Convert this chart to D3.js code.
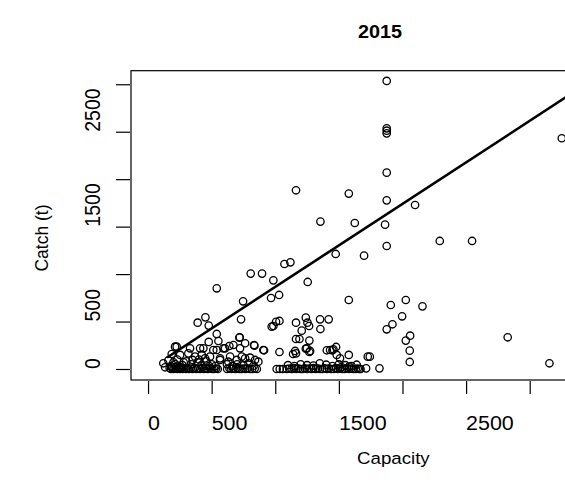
<!DOCTYPE html>
<html>
<head>
<meta charset="utf-8">
<script src="https://cdn.jsdelivr.net/npm/d3@7"></script>
<style>
body { margin: 0; background: #fff; }
text { font-family: "Liberation Sans", Arial, sans-serif; fill: #000; }
</style>
</head>
<body>
<div id="scatter"></div>
<script>
// values
var capacity = [
    1876, 1876, 1876, 1876, 3252, 1876, 1163, 1578, 1876, 2099, 1355, 1625, 1863, 1876, 2293, 2547,
    1475, 1698, 1072, 1119, 807, 896, 985, 1255, 540, 1030, 967, 747, 1578, 2026, 1908, 2157,
    1997, 1921, 1876, 2060, 2026, 2057, 2057, 2827, 3155,
    451, 390, 477, 540, 731, 721, 477, 553, 718,
    1033, 985, 972, 1163, 1240, 1253, 1266, 1208, 1352, 1420, 1355, 1163, 1190, 1268, 1240, 1268,
    1163, 1140, 1033, 1405, 1449, 1478, 1578, 1727, 1743, 1714, 1819, 836, 912,
    1248, 1274, 1156, 1431, 1457, 1509, 1483, 1006,
    212, 225, 330, 409, 540, 592, 639, 671, 833, 906, 723, 605, 763, 435, 513, 120,
    134, 186, 252, 317, 370, 422, 487, 566, 631, 697, 763, 841, 448, 566, 645, 737, 802, 867,
    160, 200, 230, 270, 300, 340, 390, 420, 460, 500, 530, 620, 660, 700, 750, 790, 830,
    180, 215, 245, 280, 350, 400, 480,
    170, 180, 190, 200, 210, 220, 230, 240, 250, 260, 272, 285, 298, 310, 322, 335, 350, 365,
    380, 395, 410, 425, 440, 455, 470, 488, 505, 520, 535, 548,
    622, 640, 655, 670, 688, 705, 720, 735, 750, 765, 782, 800, 818, 838, 855,
    1011, 1035, 1060, 1090, 1110, 1128, 1148, 1165, 1182, 1198, 1215, 1232, 1250, 1268, 1285,
    1300, 1318, 1335, 1352, 1370, 1388, 1405, 1422, 1440, 1458, 1475, 1492, 1510, 1528, 1545,
    1562, 1580, 1598, 1615, 1632, 1648, 1662, 1670,
    1100, 1150, 1200, 1250, 1300, 1350, 1400, 1450, 1500, 1550, 1600, 1640, 1520, 1580
];
var catchT = [
    3035, 2536, 2511, 2483, 2431, 2069, 1883, 1848, 1777, 1728, 1553, 1538, 1521, 1296, 1349, 1349,
    1212, 1194, 1106, 1124, 1005, 1005, 934, 917, 850, 780, 748, 713, 727, 727, 674, 660,
    555, 471, 418, 351, 299, 193, 74, 334, 60,
    544, 488, 457, 369, 523, 334, 285, 295, 330,
    506, 453, 446, 488, 541, 488, 453, 404, 523, 523, 421, 316, 316, 299, 214, 179,
    165, 158, 179, 197, 197, 232, 148, 130, 130, 7, 7, 246, 197,
    218, 190, 190, 200, 207, 112, 148, 498,
    235, 235, 218, 218, 200, 218, 242, 253, 253, 200, 218, 218, 271, 218, 200, 60,
    18, 158, 148, 165, 130, 148, 130, 95, 77, 95, 112, 95, 112, 112, 130, 130, 119, 77,
    90, 70, 100, 40, 80, 50, 70, 40, 80, 50, 30, 50, 30, 50, 40, 60, 35,
    30, 50, 20, 70, 95, 100, 30,
    10, 0, 15, 0, 5, 20, 0, 10, 0, 15, 0, 5, 0, 10, 0, 5, 0, 10,
    0, 5, 0, 10, 0, 5, 0, 8, 0, 0, 5, 0,
    0, 8, 0, 5, 0, 10, 0, 0, 5, 0, 8, 0, 0, 5, 0,
    0, 0, 0, 0, 5, 0, 10, 0, 5, 0, 0, 8, 0, 5, 0,
    10, 0, 5, 0, 0, 8, 0, 5, 0, 0, 10, 0, 5, 0, 0,
    8, 0, 5, 0, 0, 5, 0, 0,
    40, 30, 50, 40, 35, 60, 45, 30, 50, 40, 30, 45, 20, 25
];

// fitted line end points
var fitCapacity = [150, 3400];
var fitCatch = [121, 2965];

var xTicks = [0, 500, 1000, 1500, 2000, 2500, 3000];
var xTickLabels = ["0", "500", "", "1500", "", "2500", ""];
var yTicks = [0, 500, 1000, 1500, 2000, 2500, 3000];
var yTickLabels = ["0", "500", "", "1500", "", "2500", ""];

var svgWidth = 565;
var svgHeight = 488;
// text in the picture is a little wider than the font
var stretch = 1.1;

var svg = d3.select("#scatter")
    .append("svg")
    .attr("width", svgWidth)
    .attr("height", svgHeight);

// plot box runs off the right side of the picture
var xScale = d3.scaleLinear().domain([-134, 3650]).range([131, 612.4]);
var yScale = d3.scaleLinear().domain([-116, 3143]).range([380, 70.7]);

var points = capacity.map(function(c, i) { return {x: c, y: catchT[i]}; });

svg.append("rect")
    .attr("x", xScale.range()[0])
    .attr("y", yScale.range()[1])
    .attr("width", xScale.range()[1] - xScale.range()[0])
    .attr("height", yScale.range()[0] - yScale.range()[1])
    .attr("fill", "none")
    .attr("stroke", "#000")
    .attr("stroke-width", 1.2);

// x axis
var xAxis = svg.append("g")
    .attr("transform", "translate(0, 381)")
    .call(d3.axisBottom(xScale).tickValues(xTicks).tickSize(13).tickFormat(""));
xAxis.select(".domain").remove();
xAxis.selectAll("line").attr("stroke-width", 1.2);

svg.selectAll(".xlab")
    .data(xTicks)
    .enter()
    .append("text")
    .attr("transform", d => `translate(${xScale(d)}, 430) scale(${stretch}, 1)`)
    .attr("font-size", "19.5px")
    .text((d, i) => xTickLabels[i]);

// y axis
var yAxis = svg.append("g")
    .attr("transform", "translate(130, 0)")
    .call(d3.axisLeft(yScale).tickValues(yTicks).tickSize(14).tickFormat(""));
yAxis.select(".domain").remove();
yAxis.selectAll("line").attr("stroke-width", 1.2);

svg.selectAll(".ylab")
    .data(yTicks)
    .enter()
    .append("text")
    .attr("transform", d => `translate(100, ${yScale(d)}) scale(${stretch}, 1) rotate(-90)`)
    .attr("font-size", "19.5px")
    .text((d, i) => yTickLabels[i]);

// points
var clip = svg.append("clipPath").attr("id", "plotclip")
    .append("rect")
    .attr("x", 131).attr("y", 70.7)
    .attr("width", 481).attr("height", 309.3);

var plot = svg.append("g").attr("clip-path", "url(#plotclip)");

plot.selectAll("circle")
    .data(points)
    .enter()
    .append("circle")
    .attr("cx", d => xScale(d.x))
    .attr("cy", d => yScale(d.y))
    .attr("r", 3.7)
    .attr("fill", "none")
    .attr("stroke", "#000")
    .attr("stroke-width", 1.3);

plot.append("line")
    .attr("x1", xScale(fitCapacity[0]))
    .attr("y1", yScale(fitCatch[0]))
    .attr("x2", xScale(fitCapacity[1]))
    .attr("y2", yScale(fitCatch[1]))
    .attr("stroke", "#000")
    .attr("stroke-width", 2.6);

// titles
svg.append("text")
    .attr("transform", `translate(358, 38) scale(${stretch}, 1)`)
    .attr("font-size", "18px")
    .attr("font-weight", "bold")
    .text("2015");

svg.append("text")
    .attr("transform", `translate(357, 464) scale(${stretch}, 1)`)
    .attr("font-size", "17px")
    .text("Capacity");

svg.append("text")
    .attr("transform", `translate(48, 238) scale(${stretch}, 1) rotate(-90)`)
    .attr("text-anchor", "middle")
    .attr("font-size", "17.5px")
    .text("Catch (t)");
</script>
</body>
</html>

_ _ _ _ _

→ Task prompt
Repeat the data exactly in full, omitting its pictures.

→ Answer to the problem
Convert this chart to D3.js code.
<!DOCTYPE html>
<html>
<head>
<meta charset="utf-8">
<script src="https://cdn.jsdelivr.net/npm/d3@7"></script>
<style>
body { margin: 0; background: #fff; }
text { font-family: "Liberation Sans", Arial, sans-serif; fill: #000; }
</style>
</head>
<body>
<div id="scatter"></div>
<script>
// values
var capacity = [
    1876, 1876, 1876, 1876, 3252, 1876, 1163, 1578, 1876, 2099, 1355, 1625, 1863, 1876, 2293, 2547,
    1475, 1698, 1072, 1119, 807, 896, 985, 1255, 540, 1030, 967, 747, 1578, 2026, 1908, 2157,
    1997, 1921, 1876, 2060, 2026, 2057, 2057, 2827, 3155,
    451, 390, 477, 540, 731, 721, 477, 553, 718,
    1033, 985, 972, 1163, 1240, 1253, 1266, 1208, 1352, 1420, 1355, 1163, 1190, 1268, 1240, 1268,
    1163, 1140, 1033, 1405, 1449, 1478, 1578, 1727, 1743, 1714, 1819, 836, 912,
    1248, 1274, 1156, 1431, 1457, 1509, 1483, 1006,
    212, 225, 330, 409, 540, 592, 639, 671, 833, 906, 723, 605, 763, 435, 513, 120,
    134, 186, 252, 317, 370, 422, 487, 566, 631, 697, 763, 841, 448, 566, 645, 737, 802, 867,
    160, 200, 230, 270, 300, 340, 390, 420, 460, 500, 530, 620, 660, 700, 750, 790, 830,
    180, 215, 245, 280, 350, 400, 480,
    170, 180, 190, 200, 210, 220, 230, 240, 250, 260, 272, 285, 298, 310, 322, 335, 350, 365,
    380, 395, 410, 425, 440, 455, 470, 488, 505, 520, 535, 548,
    622, 640, 655, 670, 688, 705, 720, 735, 750, 765, 782, 800, 818, 838, 855,
    1011, 1035, 1060, 1090, 1110, 1128, 1148, 1165, 1182, 1198, 1215, 1232, 1250, 1268, 1285,
    1300, 1318, 1335, 1352, 1370, 1388, 1405, 1422, 1440, 1458, 1475, 1492, 1510, 1528, 1545,
    1562, 1580, 1598, 1615, 1632, 1648, 1662, 1670,
    1100, 1150, 1200, 1250, 1300, 1350, 1400, 1450, 1500, 1550, 1600, 1640, 1520, 1580
];
var catchT = [
    3035, 2536, 2511, 2483, 2431, 2069, 1883, 1848, 1777, 1728, 1553, 1538, 1521, 1296, 1349, 1349,
    1212, 1194, 1106, 1124, 1005, 1005, 934, 917, 850, 780, 748, 713, 727, 727, 674, 660,
    555, 471, 418, 351, 299, 193, 74, 334, 60,
    544, 488, 457, 369, 523, 334, 285, 295, 330,
    506, 453, 446, 488, 541, 488, 453, 404, 523, 523, 421, 316, 316, 299, 214, 179,
    165, 158, 179, 197, 197, 232, 148, 130, 130, 7, 7, 246, 197,
    218, 190, 190, 200, 207, 112, 148, 498,
    235, 235, 218, 218, 200, 218, 242, 253, 253, 200, 218, 218, 271, 218, 200, 60,
    18, 158, 148, 165, 130, 148, 130, 95, 77, 95, 112, 95, 112, 112, 130, 130, 119, 77,
    90, 70, 100, 40, 80, 50, 70, 40, 80, 50, 30, 50, 30, 50, 40, 60, 35,
    30, 50, 20, 70, 95, 100, 30,
    10, 0, 15, 0, 5, 20, 0, 10, 0, 15, 0, 5, 0, 10, 0, 5, 0, 10,
    0, 5, 0, 10, 0, 5, 0, 8, 0, 0, 5, 0,
    0, 8, 0, 5, 0, 10, 0, 0, 5, 0, 8, 0, 0, 5, 0,
    0, 0, 0, 0, 5, 0, 10, 0, 5, 0, 0, 8, 0, 5, 0,
    10, 0, 5, 0, 0, 8, 0, 5, 0, 0, 10, 0, 5, 0, 0,
    8, 0, 5, 0, 0, 5, 0, 0,
    40, 30, 50, 40, 35, 60, 45, 30, 50, 40, 30, 45, 20, 25
];

// fitted line end points
var fitCapacity = [150, 3400];
var fitCatch = [121, 2965];

var xTicks = [0, 500, 1000, 1500, 2000, 2500, 3000];
var xTickLabels = ["0", "500", "", "1500", "", "2500", ""];
var yTicks = [0, 500, 1000, 1500, 2000, 2500, 3000];
var yTickLabels = ["0", "500", "", "1500", "", "2500", ""];

var svgWidth = 565;
var svgHeight = 488;
// text in the picture is a little wider than the font
var stretch = 1.1;

var svg = d3.select("#scatter")
    .append("svg")
    .attr("width", svgWidth)
    .attr("height", svgHeight);

// plot box runs off the right side of the picture
var xScale = d3.scaleLinear().domain([-134, 3650]).range([131, 612.4]);
var yScale = d3.scaleLinear().domain([-116, 3143]).range([380, 70.7]);

var points = capacity.map(function(c, i) { return {x: c, y: catchT[i]}; });

svg.append("rect")
    .attr("x", xScale.range()[0])
    .attr("y", yScale.range()[1])
    .attr("width", xScale.range()[1] - xScale.range()[0])
    .attr("height", yScale.range()[0] - yScale.range()[1])
    .attr("fill", "none")
    .attr("stroke", "#000")
    .attr("stroke-width", 1.2);

// x axis
var xAxis = svg.append("g")
    .attr("transform", "translate(0, 381)")
    .call(d3.axisBottom(xScale).tickValues(xTicks).tickSize(13).tickFormat(""));
xAxis.select(".domain").remove();
xAxis.selectAll("line").attr("stroke-width", 1.2);

svg.selectAll(".xlab")
    .data(xTicks)
    .enter()
    .append("text")
    .attr("transform", d => `translate(${xScale(d)}, 430) scale(${stretch}, 1)`)
    .attr("font-size", "19.5px")
    .text((d, i) => xTickLabels[i]);

// y axis
var yAxis = svg.append("g")
    .attr("transform", "translate(130, 0)")
    .call(d3.axisLeft(yScale).tickValues(yTicks).tickSize(14).tickFormat(""));
yAxis.select(".domain").remove();
yAxis.selectAll("line").attr("stroke-width", 1.2);

svg.selectAll(".ylab")
    .data(yTicks)
    .enter()
    .append("text")
    .attr("transform", d => `translate(100, ${yScale(d)}) scale(${stretch}, 1) rotate(-90)`)
    .attr("font-size", "19.5px")
    .text((d, i) => yTickLabels[i]);

// points
var clip = svg.append("clipPath").attr("id", "plotclip")
    .append("rect")
    .attr("x", 131).attr("y", 70.7)
    .attr("width", 481).attr("height", 309.3);

var plot = svg.append("g").attr("clip-path", "url(#plotclip)");

plot.selectAll("circle")
    .data(points)
    .enter()
    .append("circle")
    .attr("cx", d => xScale(d.x))
    .attr("cy", d => yScale(d.y))
    .attr("r", 3.7)
    .attr("fill", "none")
    .attr("stroke", "#000")
    .attr("stroke-width", 1.3);

plot.append("line")
    .attr("x1", xScale(fitCapacity[0]))
    .attr("y1", yScale(fitCatch[0]))
    .attr("x2", xScale(fitCapacity[1]))
    .attr("y2", yScale(fitCatch[1]))
    .attr("stroke", "#000")
    .attr("stroke-width", 2.6);

// titles
svg.append("text")
    .attr("transform", `translate(358, 38) scale(${stretch}, 1)`)
    .attr("font-size", "18px")
    .attr("font-weight", "bold")
    .text("2015");

svg.append("text")
    .attr("transform", `translate(357, 464) scale(${stretch}, 1)`)
    .attr("font-size", "17px")
    .text("Capacity");

svg.append("text")
    .attr("transform", `translate(48, 238) scale(${stretch}, 1) rotate(-90)`)
    .attr("text-anchor", "middle")
    .attr("font-size", "17.5px")
    .text("Catch (t)");
</script>
</body>
</html>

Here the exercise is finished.